When completed, the deal would mark Jamestown’s first purchase in Southern California.

It is among a number of national investors that have entered the active beachside market recently. Last year, New York’s Vornado Realty Trust bought the 112,000-square-foot office building at 520 Broadway in Santa Monica for $61 million.

For the last two years, Santa Monica has been one of the strongest submarkets in the county as it benefits from the booming tech and entertainment industries. At 12.4 percent, it had the second-lowest first quarter vacancy rate in the county, according to Jones Lang LaSalle Inc. The average monthly asking rate in the quarter was easily the highest, at $4.72 a square foot.

Patrick Inglis, vice president in the downtown office of Jones Lang LaSalle, said investors consider the Westside the best market in Los Angeles. “It has the best exposure to growth industries – media, tech and entertainment – and it’s an established market and is viewed as reasonably safe investment with reasonable upside. People are looking at L.A. as a good value.”

Jamestown has 27 syndicated funds for quality properties and five opportunity funds for properties that need repositioning, according to its website. Among its 80-building portfolio are New York’s 1 Times Square, a 100,000-square-foot office and retail building; 1250 Broadway in New York, a 770,000-square-foot office tower; and San Francisco’s 799 Market St., a 143,000-square-foot office-retail building occupied by tech tenants such as Monster.com.

Its plans for the Santa Monica property are not clear.

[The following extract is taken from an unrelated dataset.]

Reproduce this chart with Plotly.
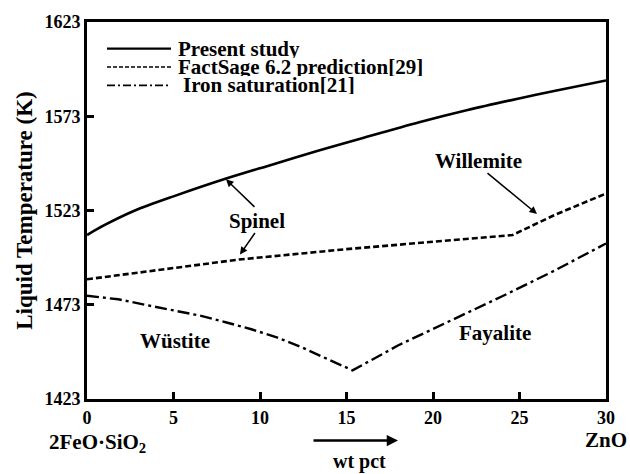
import plotly.graph_objects as go

# Data
present_x = [0, 1, 2.77, 5, 8, 10.5, 13.4, 16, 19.2, 22, 24.9, 27, 30]
present_T = [1510, 1515.2, 1523, 1530.5, 1539.8, 1546.8, 1554.8, 1561.6, 1569.8, 1576.3, 1582.3, 1586.4, 1592]

factsage_x = [0, 5, 8.8, 15, 20, 24.6, 27, 30]
factsage_T = [1486.5, 1492.5, 1497, 1502.5, 1506.5, 1510, 1520.5, 1532]

iron_x = [0, 1.8, 3.74, 6.6, 8.07, 9.5, 10.97, 12.4, 13.85, 15.35, 18, 21, 24, 27, 30]
iron_T = [1477.8, 1475.9, 1472.3, 1467.1, 1463.6, 1460, 1455.7, 1450.5, 1444.4, 1438.2, 1451.5, 1464.5, 1477.5, 1491, 1505.5]

x_ticks = [0, 5, 10, 15, 20, 25, 30]
y_ticks = [1423, 1473, 1523, 1573, 1623]

FONT = "Liberation Serif, Times New Roman, serif"

fig = go.Figure()
fig.add_trace(go.Scatter(x=present_x, y=present_T, mode="lines", name="Present study",
                         line=dict(color="black", width=2.6, shape="spline", smoothing=0.8)))
fig.add_trace(go.Scatter(x=factsage_x, y=factsage_T, mode="lines", name="FactSage 6.2 prediction[29]",
                         line=dict(color="black", width=2.6, dash="6px,3px")))
fig.add_trace(go.Scatter(x=iron_x, y=iron_T, mode="lines", name="Iron saturation[21]",
                         line=dict(color="black", width=2.4, dash="12px,4px,3px,4px")))

fig.update_layout(
    width=630, height=474,
    margin=dict(l=87, r=24, t=18, b=75),
    paper_bgcolor="white", plot_bgcolor="white",
    showlegend=False,
    font=dict(family=FONT, color="black", size=17),
)
fig.update_xaxes(range=[0, 30], tickvals=x_ticks, ticks="inside", ticklen=7, tickwidth=2.5,
                 tickcolor="black", showline=True, linewidth=3, linecolor="black", mirror=True,
                 showgrid=False, zeroline=False,
                 tickfont=dict(family=FONT, size=18, color="black", weight="bold"))
fig.update_yaxes(range=[1423, 1623], tickvals=y_ticks, ticks="inside", ticklen=7, tickwidth=2.5,
                 tickcolor="black", showline=True, linewidth=3, linecolor="black", mirror=True,
                 showgrid=False, zeroline=False,
                 title=dict(text="Liquid Temperature (K)", standoff=6,
                            font=dict(family=FONT, size=23, color="black", weight="bold")),
                 tickfont=dict(family=FONT, size=18, color="black", weight="bold"))

# Manual legend (paper coordinates)
px0, pw, py0, ph = 87, 519, 18, 381
def xp(px):
    return (px - px0) / pw
def yp(py):
    return 1 - (py - py0) / ph

legend_items = [("Present study", "solid", 2.2), ("FactSage 6.2 prediction[29]", "4px,2px", 1.5),
                ("Iron saturation[21]", "8px,3px,2px,3px", 1.8)]
rows = [45, 63.5, 82]
for (name, dash, w), ry in zip(legend_items, rows):
    fig.add_shape(type="line", xref="paper", yref="paper", x0=xp(107), x1=xp(171), y0=yp(ry), y1=yp(ry),
                  line=dict(color="black", width=w, dash=dash))
    fig.add_annotation(xref="paper", yref="paper", x=xp(176 if ry != 82 else 181), y=yp(ry),
                       text="<b>%s</b>" % name, showarrow=False, xanchor="left", yanchor="middle",
                       height=18, valign="middle",
                       font=dict(family=FONT, size=21, color="black"))

# Region labels
def lab(text, x, y, size=21):
    fig.add_annotation(xref="paper", yref="paper", x=xp(x), y=yp(y), text="<b>%s</b>" % text,
                       showarrow=False, xanchor="center", yanchor="middle",
                       font=dict(family=FONT, size=size, color="black"))

lab("Spinel", 257, 219)
lab("Willemite", 478, 158)
lab("Wüstite", 175, 340)
lab("Fayalite", 495, 332)

def arrow(x_tail, y_tail, x_tip, y_tip, width=1.5, head=2, size=1.0):
    fig.add_annotation(xref="paper", yref="paper",
                       x=xp(x_tip), y=yp(y_tip), ax=x_tail - x_tip, ay=y_tail - y_tip, text="",
                       showarrow=True, arrowhead=head, arrowwidth=width, arrowsize=size, arrowcolor="black")

arrow(256, 206, 226, 177)
arrow(256, 230, 240, 253)
arrow(486, 170, 537, 212)

# Bottom composition labels
fig.add_annotation(xref="paper", yref="paper", x=xp(97), y=yp(443), text="<b>2FeO·SiO<sub>2</sub></b>",
                   showarrow=False, xanchor="center", yanchor="middle",
                   font=dict(family=FONT, size=21, color="black"))
fig.add_annotation(xref="paper", yref="paper", x=xp(606), y=yp(440), text="<b>ZnO</b>",
                   showarrow=False, xanchor="center", yanchor="middle",
                   font=dict(family=FONT, size=21, color="black"))
fig.add_annotation(xref="paper", yref="paper", x=xp(359), y=yp(462), text="<b>wt pct</b>",
                   showarrow=False, xanchor="center", yanchor="middle",
                   font=dict(family=FONT, size=20, color="black"))
arrow(312, 441, 398, 441, width=2.5, head=2, size=0.9)

fig.write_html("out.html")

Lionstone completed a lengthy capital improvement program after it acquired the campus, adding a café, tenant locker and shower facility, and landscaped outdoor space. It was planning to build a 1,500-foot-long wall along the Exposition perimeter to reduce the impacts of a coming Metro light-rail line.

Lionstone might have been motivated to sell the property if it achieved the return it sought. The Westside market – which has seen rental and sales rates rise over the last two years – is prime for the sale.

Earlier this year, Lionstone sold a 38,000-square-foot mixed-use building at 631 Wilshire Blvd. for $20 million to PacShore Partners.